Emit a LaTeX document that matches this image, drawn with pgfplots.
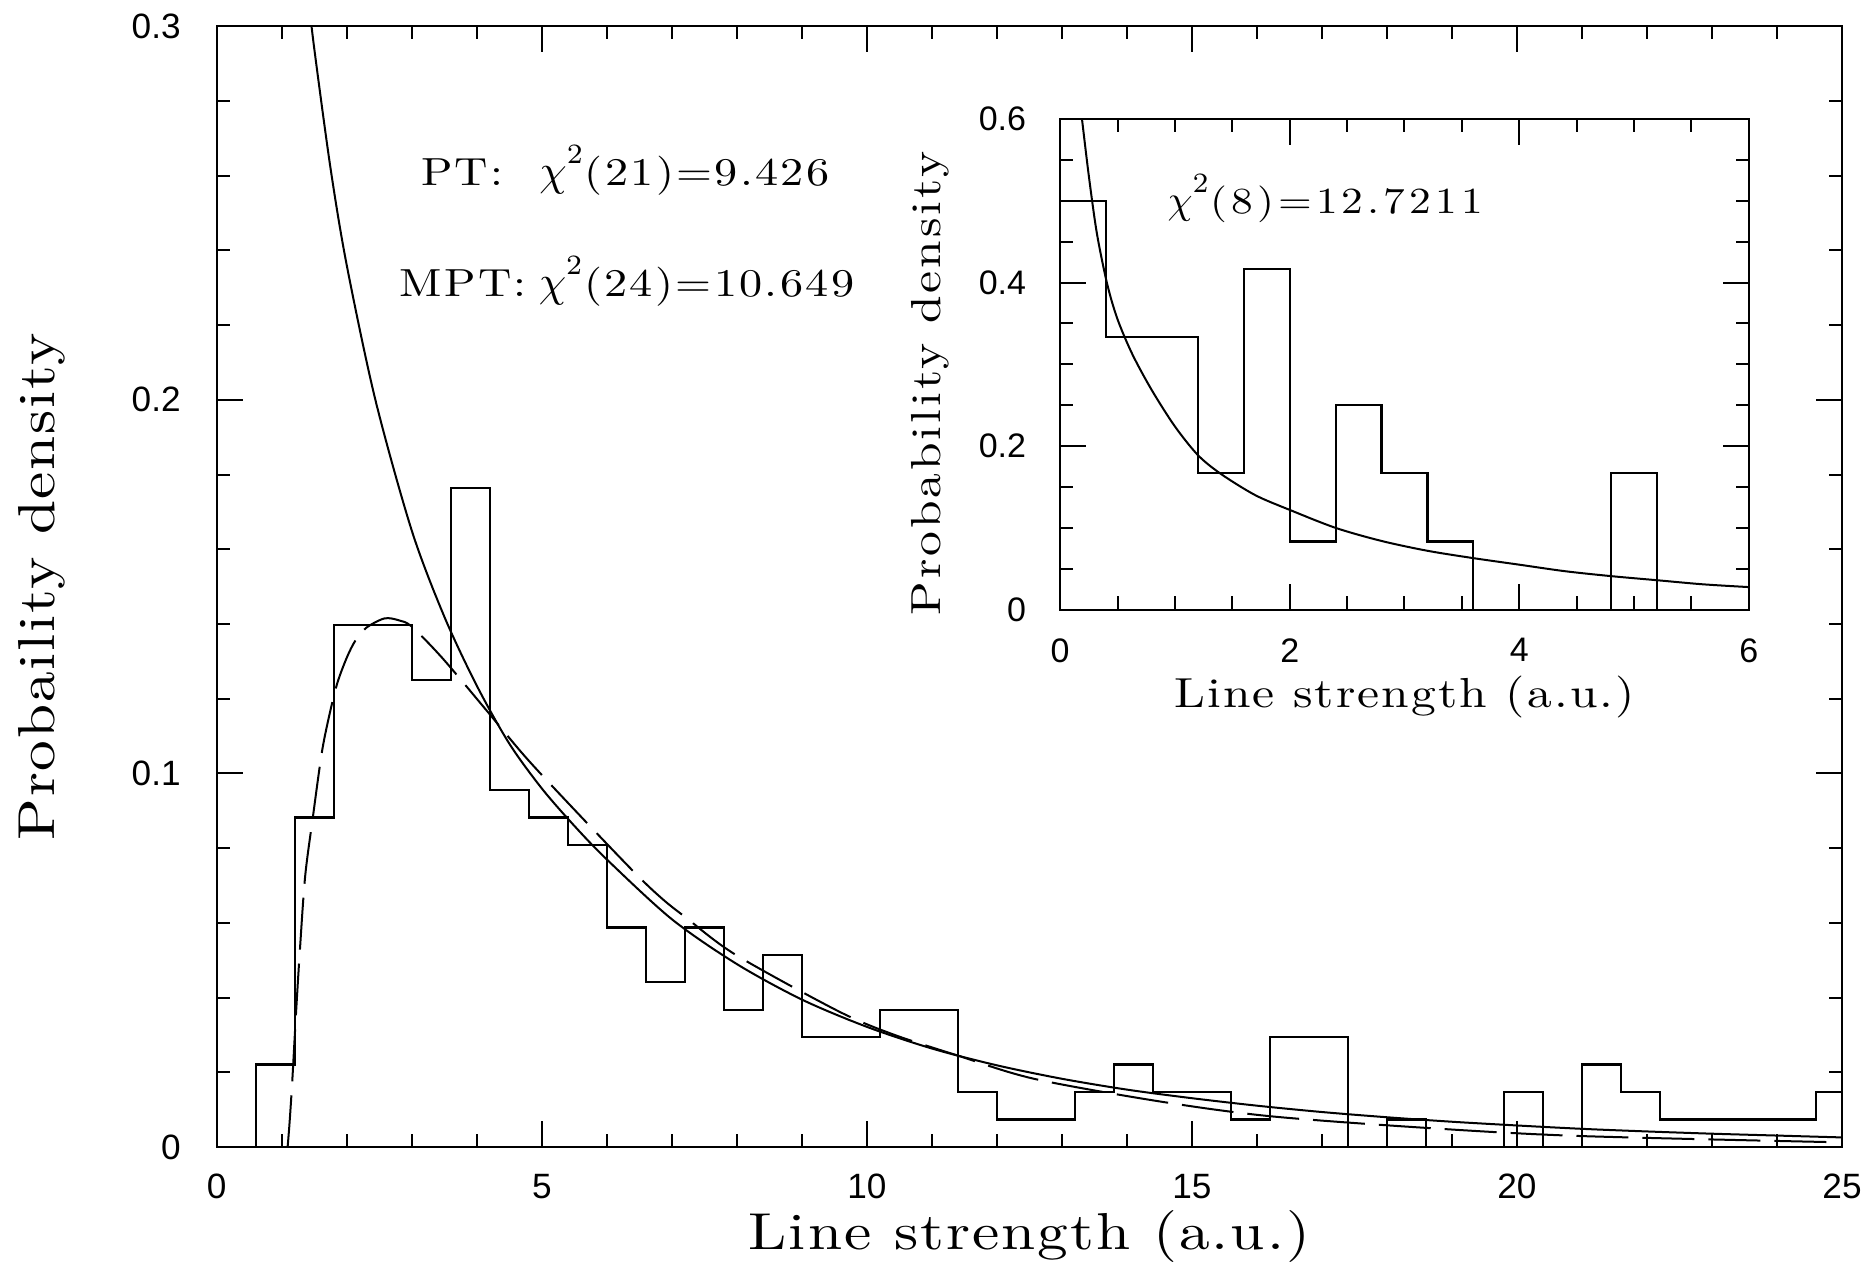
\documentclass[border=0pt]{standalone}
\usepackage{fontspec}
\usepackage{pgfplots}
\pgfplotsset{compat=1.18}
\newfontfamily\ticksf{Liberation Sans}
\newfontfamily\lm[FakeStretch=1.18]{lmroman10-regular.otf}
\newcommand\spaced[3]{{\lm\fontsize{#1}{#1}\selectfont\addfontfeatures{LetterSpace=#2}#3}}
\newcommand\chisq{$\chi^{\raisebox{1.6pt}{$\scriptstyle 2$}}$}

\begin{document}
\begin{tikzpicture}
\path[use as bounding box] (-54.2pt,-28.9pt) rectangle (412.4pt,286.85pt);
\pgfplotsset{
  hbox/.style={
    scale only axis, anchor=south west, clip=true,
    tick align=inside, tick pos=both,
    xticklabel pos=lower, yticklabel pos=left,
    major tick length=6.5pt, minor tick length=3.3pt,
    axis line style={line width=0.5pt},
    tick style={line width=0.5pt, black},
    /pgf/number format/assume math mode=true,
    ticklabel style={font=\ticksf\fontsize{8.8}{10}\selectfont},
  }
}
% main panel
\begin{axis}[hbox, at={(0pt,0pt)},
  width=406.4pt, height=280.3pt,
  xmin=0, xmax=25, ymin=0, ymax=0.3,
  xtick={0,5,10,15,20,25}, ytick={0,0.1,0.2,0.3},
  minor x tick num=4, minor y tick num=4,
  yticklabel style={xshift=-5.5pt},
  xticklabel style={yshift=-3.2pt},
  xlabel={\spaced{13}{4}{Line strength (a.u.)}},
  ylabel={\spaced{13}{3.5}{Probaility density}},
  xlabel style={at={(axis description cs:0.5,-0.0913)}, anchor=base},
  ylabel style={at={(axis description cs:-0.0997,0.5)}, anchor=base},
]
% histogram (bin width 0.6)
\addplot[const plot, line width=0.55pt] coordinates {
(0,0) (0.6,0.0221) (1.2,0.0882) (1.8,0.1397) (2.4,0.1397) (3.0,0.1250)
(3.6,0.1765) (4.2,0.0956) (4.8,0.0882) (5.4,0.0809) (6.0,0.0588)
(6.6,0.0441) (7.2,0.0588) (7.8,0.0368) (8.4,0.0515) (9.0,0.0294)
(9.6,0.0294) (10.2,0.0368) (10.8,0.0368) (11.4,0.0147) (12.0,0.0074)
(12.6,0.0074) (13.2,0.0147) (13.8,0.0221) (14.4,0.0147) (15.0,0.0147)
(15.6,0.0074) (16.2,0.0294) (16.8,0.0294) (17.4,0) (18.0,0.0074)
(18.6,0) (19.2,0) (19.8,0.0147) (20.4,0) (21.0,0.0221) (21.6,0.0147)
(22.2,0.0074) (22.8,0.0074) (23.4,0.0074) (24.0,0.0074) (24.6,0.0147)
(25.2,0.0147)};
% PT (solid)
\addplot[smooth, line width=0.5pt] coordinates {
(1.40,0.309) (1.5,0.294) (1.75,0.262) (2.0,0.236) (2.44,0.200) (3.0,0.165)
(3.5,0.142) (4.0,0.1235) (4.5,0.108) (5.0,0.096) (5.5,0.086) (6.0,0.077)
(7.0,0.061) (8.0,0.049) (9.0,0.0395) (10.0,0.0322) (11.0,0.0264)
(12.0,0.0219) (13.0,0.0183) (14.0,0.0154) (15.0,0.0131) (16.0,0.0111)
(17.0,0.0094) (18.0,0.0080) (19.0,0.0068) (20.0,0.0058) (21.0,0.0049)
(22.0,0.0042) (23.0,0.0036) (24.0,0.0031) (25.0,0.0026)};
% MPT (dashed)
\addplot[smooth, tension=0.5, line width=0.5pt, dash pattern=on 13pt off 3.5pt] coordinates {
(1.09,0) (1.12,0.0065) (1.16,0.0172) (1.22,0.036) (1.28,0.053) (1.36,0.0725)
(1.48,0.0885) (1.62,0.106) (1.75,0.117) (1.86,0.1245) (2.0,0.131)
(2.13,0.1355) (2.30,0.139) (2.58,0.1415) (2.80,0.1410) (3.0,0.1393)
(3.47,0.1309) (4.12,0.1175) (4.77,0.104) (5.60,0.0885) (6.46,0.0729)
(6.87,0.0662) (7.22,0.0614) (7.98,0.0515) (9.56,0.0364) (10.4,0.0302)
(11.4,0.0245) (12.57,0.0183) (14.48,0.0123) (16.19,0.0083) (18.56,0.0052)
(20.93,0.0030) (24.95,0.0013)};
\node[anchor=base west, inner sep=0pt] at (axis cs:3.13,0.2573)
  {\spaced{9.8}{6}{PT:}\hspace{9pt}{\fontsize{10.5}{11}\selectfont\chisq}\spaced{9.8}{6}{(21)=9.426}};
\node[anchor=base west, inner sep=0pt] at (axis cs:2.80,0.2276)
  {\spaced{9.8}{6}{MPT:}\hspace{3pt}{\fontsize{10.5}{11}\selectfont\chisq}\spaced{9.8}{6}{(24)=10.649}};
\end{axis}
% inset
\begin{axis}[hbox, at={(210.9pt,134.4pt)},
  width=172.2pt, height=122.7pt,
  xmin=0, xmax=6, ymin=0, ymax=0.6,
  xtick={0,2,4,6}, ytick={0,0.2,0.4,0.6},
  minor x tick num=3, minor y tick num=3,
  ticklabel style={font=\ticksf\fontsize{8.5}{10}\selectfont},
  yticklabel style={xshift=-5pt},
  xticklabel style={yshift=-3.7pt},
  xlabel={\spaced{10.5}{5}{Line strength (a.u.)}},
  ylabel={\spaced{10.5}{7}{Probability density}},
  xlabel style={at={(axis description cs:0.5,-0.1989)}, anchor=base},
  ylabel style={at={(axis description cs:-0.1742,0.461)}, anchor=base},
]
% histogram (bin width 0.4)
\addplot[const plot, line width=0.55pt] coordinates {
(0,0.5) (0.4,0.3333) (0.8,0.3333) (1.2,0.1667) (1.6,0.4167) (2.0,0.0833)
(2.4,0.25) (2.8,0.1667) (3.2,0.0833) (3.6,0) (4.0,0) (4.4,0) (4.8,0.1667)
(5.2,0) (5.6,0) (6.0,0)};
\addplot[smooth, line width=0.5pt] coordinates {
(0.19,0.600) (0.25,0.530) (0.32,0.460) (0.41,0.398) (0.5,0.355) (0.63,0.312)
(0.8,0.268) (1.0,0.224) (1.2,0.189) (1.4,0.166) (1.7,0.140) (2.0,0.122)
(2.4,0.100) (2.8,0.084) (3.2,0.072) (3.6,0.063) (4.0,0.055) (4.4,0.047)
(4.8,0.041) (5.2,0.036) (5.6,0.031) (6.0,0.0276)};
\node[anchor=base west, inner sep=0pt] at (axis cs:0.93,0.485)
  {{\fontsize{10}{10}\selectfont\chisq}\spaced{9.2}{11}{(8)=12.7211}};
\end{axis}
\end{tikzpicture}
\end{document}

### JOB
Repeat the material above word for word, please, apart from its images.

### SOLUTION FOR THIS PROBLEM
Emit a LaTeX document that matches this image, drawn with pgfplots.
\documentclass[border=0pt]{standalone}
\usepackage{fontspec}
\usepackage{pgfplots}
\pgfplotsset{compat=1.18}
\newfontfamily\ticksf{Liberation Sans}
\newfontfamily\lm[FakeStretch=1.18]{lmroman10-regular.otf}
\newcommand\spaced[3]{{\lm\fontsize{#1}{#1}\selectfont\addfontfeatures{LetterSpace=#2}#3}}
\newcommand\chisq{$\chi^{\raisebox{1.6pt}{$\scriptstyle 2$}}$}

\begin{document}
\begin{tikzpicture}
\path[use as bounding box] (-54.2pt,-28.9pt) rectangle (412.4pt,286.85pt);
\pgfplotsset{
  hbox/.style={
    scale only axis, anchor=south west, clip=true,
    tick align=inside, tick pos=both,
    xticklabel pos=lower, yticklabel pos=left,
    major tick length=6.5pt, minor tick length=3.3pt,
    axis line style={line width=0.5pt},
    tick style={line width=0.5pt, black},
    /pgf/number format/assume math mode=true,
    ticklabel style={font=\ticksf\fontsize{8.8}{10}\selectfont},
  }
}
% main panel
\begin{axis}[hbox, at={(0pt,0pt)},
  width=406.4pt, height=280.3pt,
  xmin=0, xmax=25, ymin=0, ymax=0.3,
  xtick={0,5,10,15,20,25}, ytick={0,0.1,0.2,0.3},
  minor x tick num=4, minor y tick num=4,
  yticklabel style={xshift=-5.5pt},
  xticklabel style={yshift=-3.2pt},
  xlabel={\spaced{13}{4}{Line strength (a.u.)}},
  ylabel={\spaced{13}{3.5}{Probaility density}},
  xlabel style={at={(axis description cs:0.5,-0.0913)}, anchor=base},
  ylabel style={at={(axis description cs:-0.0997,0.5)}, anchor=base},
]
% histogram (bin width 0.6)
\addplot[const plot, line width=0.55pt] coordinates {
(0,0) (0.6,0.0221) (1.2,0.0882) (1.8,0.1397) (2.4,0.1397) (3.0,0.1250)
(3.6,0.1765) (4.2,0.0956) (4.8,0.0882) (5.4,0.0809) (6.0,0.0588)
(6.6,0.0441) (7.2,0.0588) (7.8,0.0368) (8.4,0.0515) (9.0,0.0294)
(9.6,0.0294) (10.2,0.0368) (10.8,0.0368) (11.4,0.0147) (12.0,0.0074)
(12.6,0.0074) (13.2,0.0147) (13.8,0.0221) (14.4,0.0147) (15.0,0.0147)
(15.6,0.0074) (16.2,0.0294) (16.8,0.0294) (17.4,0) (18.0,0.0074)
(18.6,0) (19.2,0) (19.8,0.0147) (20.4,0) (21.0,0.0221) (21.6,0.0147)
(22.2,0.0074) (22.8,0.0074) (23.4,0.0074) (24.0,0.0074) (24.6,0.0147)
(25.2,0.0147)};
% PT (solid)
\addplot[smooth, line width=0.5pt] coordinates {
(1.40,0.309) (1.5,0.294) (1.75,0.262) (2.0,0.236) (2.44,0.200) (3.0,0.165)
(3.5,0.142) (4.0,0.1235) (4.5,0.108) (5.0,0.096) (5.5,0.086) (6.0,0.077)
(7.0,0.061) (8.0,0.049) (9.0,0.0395) (10.0,0.0322) (11.0,0.0264)
(12.0,0.0219) (13.0,0.0183) (14.0,0.0154) (15.0,0.0131) (16.0,0.0111)
(17.0,0.0094) (18.0,0.0080) (19.0,0.0068) (20.0,0.0058) (21.0,0.0049)
(22.0,0.0042) (23.0,0.0036) (24.0,0.0031) (25.0,0.0026)};
% MPT (dashed)
\addplot[smooth, tension=0.5, line width=0.5pt, dash pattern=on 13pt off 3.5pt] coordinates {
(1.09,0) (1.12,0.0065) (1.16,0.0172) (1.22,0.036) (1.28,0.053) (1.36,0.0725)
(1.48,0.0885) (1.62,0.106) (1.75,0.117) (1.86,0.1245) (2.0,0.131)
(2.13,0.1355) (2.30,0.139) (2.58,0.1415) (2.80,0.1410) (3.0,0.1393)
(3.47,0.1309) (4.12,0.1175) (4.77,0.104) (5.60,0.0885) (6.46,0.0729)
(6.87,0.0662) (7.22,0.0614) (7.98,0.0515) (9.56,0.0364) (10.4,0.0302)
(11.4,0.0245) (12.57,0.0183) (14.48,0.0123) (16.19,0.0083) (18.56,0.0052)
(20.93,0.0030) (24.95,0.0013)};
\node[anchor=base west, inner sep=0pt] at (axis cs:3.13,0.2573)
  {\spaced{9.8}{6}{PT:}\hspace{9pt}{\fontsize{10.5}{11}\selectfont\chisq}\spaced{9.8}{6}{(21)=9.426}};
\node[anchor=base west, inner sep=0pt] at (axis cs:2.80,0.2276)
  {\spaced{9.8}{6}{MPT:}\hspace{3pt}{\fontsize{10.5}{11}\selectfont\chisq}\spaced{9.8}{6}{(24)=10.649}};
\end{axis}
% inset
\begin{axis}[hbox, at={(210.9pt,134.4pt)},
  width=172.2pt, height=122.7pt,
  xmin=0, xmax=6, ymin=0, ymax=0.6,
  xtick={0,2,4,6}, ytick={0,0.2,0.4,0.6},
  minor x tick num=3, minor y tick num=3,
  ticklabel style={font=\ticksf\fontsize{8.5}{10}\selectfont},
  yticklabel style={xshift=-5pt},
  xticklabel style={yshift=-3.7pt},
  xlabel={\spaced{10.5}{5}{Line strength (a.u.)}},
  ylabel={\spaced{10.5}{7}{Probability density}},
  xlabel style={at={(axis description cs:0.5,-0.1989)}, anchor=base},
  ylabel style={at={(axis description cs:-0.1742,0.461)}, anchor=base},
]
% histogram (bin width 0.4)
\addplot[const plot, line width=0.55pt] coordinates {
(0,0.5) (0.4,0.3333) (0.8,0.3333) (1.2,0.1667) (1.6,0.4167) (2.0,0.0833)
(2.4,0.25) (2.8,0.1667) (3.2,0.0833) (3.6,0) (4.0,0) (4.4,0) (4.8,0.1667)
(5.2,0) (5.6,0) (6.0,0)};
\addplot[smooth, line width=0.5pt] coordinates {
(0.19,0.600) (0.25,0.530) (0.32,0.460) (0.41,0.398) (0.5,0.355) (0.63,0.312)
(0.8,0.268) (1.0,0.224) (1.2,0.189) (1.4,0.166) (1.7,0.140) (2.0,0.122)
(2.4,0.100) (2.8,0.084) (3.2,0.072) (3.6,0.063) (4.0,0.055) (4.4,0.047)
(4.8,0.041) (5.2,0.036) (5.6,0.031) (6.0,0.0276)};
\node[anchor=base west, inner sep=0pt] at (axis cs:0.93,0.485)
  {{\fontsize{10}{10}\selectfont\chisq}\spaced{9.2}{11}{(8)=12.7211}};
\end{axis}
\end{tikzpicture}
\end{document}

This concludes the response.